The respondent No. 1-Parmar Ajmal Arjan of village Rampara, Taluka Wadhwan, District Surendranagar, submitted an application as a small farmer under Section 6(1) of the Gujarat Rural Debtors’ Relief Act, 1976, hereinafter referred to as the Act, for setting his debt of Rs. 16,000/-. Necessary notices were served and statements were recorded by the Debt Settlements Officer. According to the respondent, his father left three heirs, namely the respondent, his brother and sister in joint possession of 34 acres and 5 gunthas of land in village Rampara. It appears from Annexure “H” that the respondent and his brother applied to the Talati on 25-4-1978 for mutation of these lands in the names of the three heirs jointly. It is, therefore, obvious that till 25-4-1978 the lands were joint properties of the respondent and his brother and his sister. It also appears from Annexure “I” that the respondent’s sister Dhaniben wanted to relinquish her share in the said property and the respondent and his brother wanted the Talati to record a private settlement regarding partition of land to the effect that the respondent would be holding 6 acres and 2 gunthas of land, while his brother would be holding 21 acres and 38 gunthas of land. The Debt Settlement Officer, therefore, held that the respondent was a small farmer inasmuch as he was holding less than 3.44 hectres as prescribed for Surendranagar District in the schedule annexed with. He, further held that though there was a well in the land held by the respondent, the land could not be said to be perennially irrigated land. As a result, he reduced the respondent’s debt to Rs. 1,400/-, as per Sub-section (2) of Section 3 of the Act. This order was confirmed by the appellate officer, respondent No. 3 herein.
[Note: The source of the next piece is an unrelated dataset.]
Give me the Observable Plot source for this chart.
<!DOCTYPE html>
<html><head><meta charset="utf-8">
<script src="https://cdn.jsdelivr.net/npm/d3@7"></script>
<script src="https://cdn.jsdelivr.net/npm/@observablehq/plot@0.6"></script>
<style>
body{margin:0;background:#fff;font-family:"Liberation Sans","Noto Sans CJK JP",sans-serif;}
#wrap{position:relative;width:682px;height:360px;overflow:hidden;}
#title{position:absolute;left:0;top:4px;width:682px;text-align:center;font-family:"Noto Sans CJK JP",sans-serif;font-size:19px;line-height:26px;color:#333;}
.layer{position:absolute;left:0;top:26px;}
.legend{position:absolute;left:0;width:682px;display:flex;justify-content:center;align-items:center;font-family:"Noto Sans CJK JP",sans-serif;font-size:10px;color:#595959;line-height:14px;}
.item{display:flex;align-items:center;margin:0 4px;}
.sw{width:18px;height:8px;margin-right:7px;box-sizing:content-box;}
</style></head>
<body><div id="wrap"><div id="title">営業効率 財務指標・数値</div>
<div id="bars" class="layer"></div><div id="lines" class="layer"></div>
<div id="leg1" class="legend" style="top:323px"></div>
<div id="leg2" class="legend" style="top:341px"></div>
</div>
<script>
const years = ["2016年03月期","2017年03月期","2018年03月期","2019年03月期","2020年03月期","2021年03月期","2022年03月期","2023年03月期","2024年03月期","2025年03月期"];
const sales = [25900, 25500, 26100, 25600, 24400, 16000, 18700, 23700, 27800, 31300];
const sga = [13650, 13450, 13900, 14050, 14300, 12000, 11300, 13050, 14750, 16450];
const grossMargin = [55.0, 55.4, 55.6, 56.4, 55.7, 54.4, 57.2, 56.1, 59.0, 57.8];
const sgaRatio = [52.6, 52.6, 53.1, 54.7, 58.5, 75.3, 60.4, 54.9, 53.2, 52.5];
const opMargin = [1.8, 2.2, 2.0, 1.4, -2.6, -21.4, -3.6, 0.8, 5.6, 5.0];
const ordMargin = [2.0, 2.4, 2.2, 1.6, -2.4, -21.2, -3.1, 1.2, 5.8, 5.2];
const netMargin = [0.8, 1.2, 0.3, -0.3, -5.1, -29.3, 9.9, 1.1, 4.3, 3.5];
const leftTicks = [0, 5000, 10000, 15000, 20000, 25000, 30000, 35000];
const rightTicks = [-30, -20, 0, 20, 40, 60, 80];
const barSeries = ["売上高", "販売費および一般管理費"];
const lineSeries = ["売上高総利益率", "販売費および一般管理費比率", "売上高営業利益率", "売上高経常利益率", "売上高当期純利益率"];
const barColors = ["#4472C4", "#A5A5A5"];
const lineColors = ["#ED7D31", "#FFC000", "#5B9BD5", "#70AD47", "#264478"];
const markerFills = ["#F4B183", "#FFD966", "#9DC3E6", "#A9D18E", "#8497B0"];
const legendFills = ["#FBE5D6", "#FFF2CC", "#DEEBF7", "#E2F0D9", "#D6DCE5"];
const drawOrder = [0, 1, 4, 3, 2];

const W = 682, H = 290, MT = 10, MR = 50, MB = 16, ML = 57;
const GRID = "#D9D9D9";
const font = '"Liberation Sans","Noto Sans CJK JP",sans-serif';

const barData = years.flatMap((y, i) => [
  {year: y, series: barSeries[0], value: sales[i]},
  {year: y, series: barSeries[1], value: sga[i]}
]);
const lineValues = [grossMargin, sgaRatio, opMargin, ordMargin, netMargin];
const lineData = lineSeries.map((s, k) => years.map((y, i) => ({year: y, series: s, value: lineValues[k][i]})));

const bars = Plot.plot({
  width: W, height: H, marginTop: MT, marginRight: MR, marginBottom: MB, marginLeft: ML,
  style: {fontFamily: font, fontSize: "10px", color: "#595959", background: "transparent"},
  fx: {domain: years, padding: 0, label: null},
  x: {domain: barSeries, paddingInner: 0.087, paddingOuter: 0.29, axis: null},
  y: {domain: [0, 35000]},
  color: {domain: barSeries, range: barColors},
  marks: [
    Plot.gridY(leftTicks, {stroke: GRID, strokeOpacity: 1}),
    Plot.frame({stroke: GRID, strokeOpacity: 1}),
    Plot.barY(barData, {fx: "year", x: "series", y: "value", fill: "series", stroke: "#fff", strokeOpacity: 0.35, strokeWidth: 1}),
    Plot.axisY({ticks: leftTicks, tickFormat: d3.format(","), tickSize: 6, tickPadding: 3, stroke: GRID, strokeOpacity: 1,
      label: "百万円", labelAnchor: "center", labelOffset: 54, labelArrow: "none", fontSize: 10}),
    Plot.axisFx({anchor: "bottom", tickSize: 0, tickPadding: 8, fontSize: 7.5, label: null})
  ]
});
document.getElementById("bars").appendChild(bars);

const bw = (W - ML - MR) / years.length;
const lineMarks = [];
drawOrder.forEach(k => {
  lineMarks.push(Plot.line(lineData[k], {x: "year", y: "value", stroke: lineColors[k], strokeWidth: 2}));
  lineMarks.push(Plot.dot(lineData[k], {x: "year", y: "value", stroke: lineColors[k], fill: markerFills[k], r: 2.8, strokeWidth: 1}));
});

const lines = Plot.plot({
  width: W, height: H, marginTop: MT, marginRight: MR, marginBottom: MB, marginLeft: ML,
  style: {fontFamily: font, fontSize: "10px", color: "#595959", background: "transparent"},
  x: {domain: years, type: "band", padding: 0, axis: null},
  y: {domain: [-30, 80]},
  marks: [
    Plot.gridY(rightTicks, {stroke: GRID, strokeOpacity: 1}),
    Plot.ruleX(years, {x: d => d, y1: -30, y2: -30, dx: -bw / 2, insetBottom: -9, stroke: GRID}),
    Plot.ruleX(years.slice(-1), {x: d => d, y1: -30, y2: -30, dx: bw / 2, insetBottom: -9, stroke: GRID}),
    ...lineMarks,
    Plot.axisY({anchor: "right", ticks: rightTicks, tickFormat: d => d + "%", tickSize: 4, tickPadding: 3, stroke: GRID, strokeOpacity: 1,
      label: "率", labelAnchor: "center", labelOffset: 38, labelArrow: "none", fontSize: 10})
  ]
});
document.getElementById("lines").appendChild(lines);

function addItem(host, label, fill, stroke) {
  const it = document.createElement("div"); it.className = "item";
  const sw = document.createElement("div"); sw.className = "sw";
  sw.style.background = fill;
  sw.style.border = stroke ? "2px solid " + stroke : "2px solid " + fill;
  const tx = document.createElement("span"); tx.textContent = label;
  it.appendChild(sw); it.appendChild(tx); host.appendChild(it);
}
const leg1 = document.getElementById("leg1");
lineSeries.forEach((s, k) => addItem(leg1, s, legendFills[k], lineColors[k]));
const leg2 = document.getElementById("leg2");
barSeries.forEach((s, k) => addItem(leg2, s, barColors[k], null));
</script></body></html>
2. In this petition it is urged that the alleged partition between the two brothers and the alleged transfer of 6 acres and 29 gunthas by the respondent was only with a view to defeat the petitioner’s claim under the Act. It is further urged that even taking the respondent’s case at its face value, there is a well in the land admeasuring 6 acres and 2 gunthas coming to the share of the respondent and so it being irrigated land, the real area of the land deemed to be held by him for the purpose of Section 2 for determining whether the debtor is a small farmer, should be considered to be twice the extent of such irrigated land as per Explanation-I in the definition “small farmer” contained in Clause (p) of Section 2 of the Act. It is also urged that the total debt could not be reduced to Rs. 1,400/- (Rupees Fourteen hundred) in any event.

3. I am conscious about the limitation of this Court while excising jurisdiction under Article 227 of the Constitution of India, However, it appears that the orders of the Debt Settlement Officer and the Appellate Authority suffer from errors apparent on the face of the record, even though, I do not disturb the findings of facts. It is apparent, as per the case pleaded by the party, that the total land which belonged to the respondent’s father was 34 acres and 5 gunthas. The respondent transferred 4 acres and 1 guntha on 28-3-1974 and 2 acres and 4 gunthas on 14-4-1976. So, on the appointed day i.e. 15th August, 1976, the total area which was held by the petitioner, his brother and his sister admeasured 28 acres. Under Section 6 of the Act every debtor has to furnish to the local authority a true statement in respect of every debt due by him on the appointed day to his creditors. This statement must contain particulars showing whether he is the marginal farmer, small farmer, rural artisan or rural labourer. Therefore, the relevant date on which the total extent of land held by the debtor is to be considered is 15th August, 1976. So far as the facts of the present case are concerned, it was about I year and 8 months thereafter that the petitioner and his brother submitted an application to the Talati (Annexure “H”) for mutating the lands in the joint names of three heirs. Thereafter, on 22nd June, 1978, the petitioner and his brother submitted an application to the Talati for mutation on the ground that they had partitioned 28 acres of land in such a way that the petitioner was to get 6 acres and 2 gunthas of land; while his brother was to hold 21 acres and 38 gunthas. Now this unusual partition was sought to be explained on the ground that the land coming to the share of the petitioner contained a well. Without going into the contention that this partition was effected subsequently in order to defeat the object of the Act, I find two things emerging from the alleged partition:

(i) The land coming to the share of the respondent was more valuable than the land going to the share of his brother, it being virtually an irrigated land; and (ii) The application regarding partition by family arrangement was made as late as 22-6-1978.

So, on the appointed day, the respondent was actually holding 1/3rd share in the land left by his deceased father. This would exceed the extent of land prescribed for a small farmer in the schedule.

4. As a result, it is found that the respondent was not a small farmer on the appointed day, and so, his debt could not be reduced or scaled down. As the Debt Settlement Officer and the Appellate Officer have proceeded on an altogether erroneous basis without taking into consideration the relevant “appointment day”, the orders Annexures “A” and “B” will have to be set aside.

5. I, therefore, do not think it necessary to go into the other points raised in the petition. Rule is therefore made absolute. The orders passed by the Debt Settlement Officer in Case No. Rural Debtor Relief/Wadhwan/2/21 and the appellate order of the District Magistrate in Case No. Rural Debtor Relief/235. Annexures A and B are quashed and set aside. As further proceeding in the Special Civil Suit. No. 16 of 1976 pending in the Court of Civil Judge (S.D.), Surendranagar, has been stayed by an interim order passed in Civil Application No. 4055 of 1983 since September 20, 1983, the learned Civil Judge shall proceed with the suit and decide it as early as possible. The stay of further proceeding is vacated hereby. There will be no order as to costs in the circumstances of the case.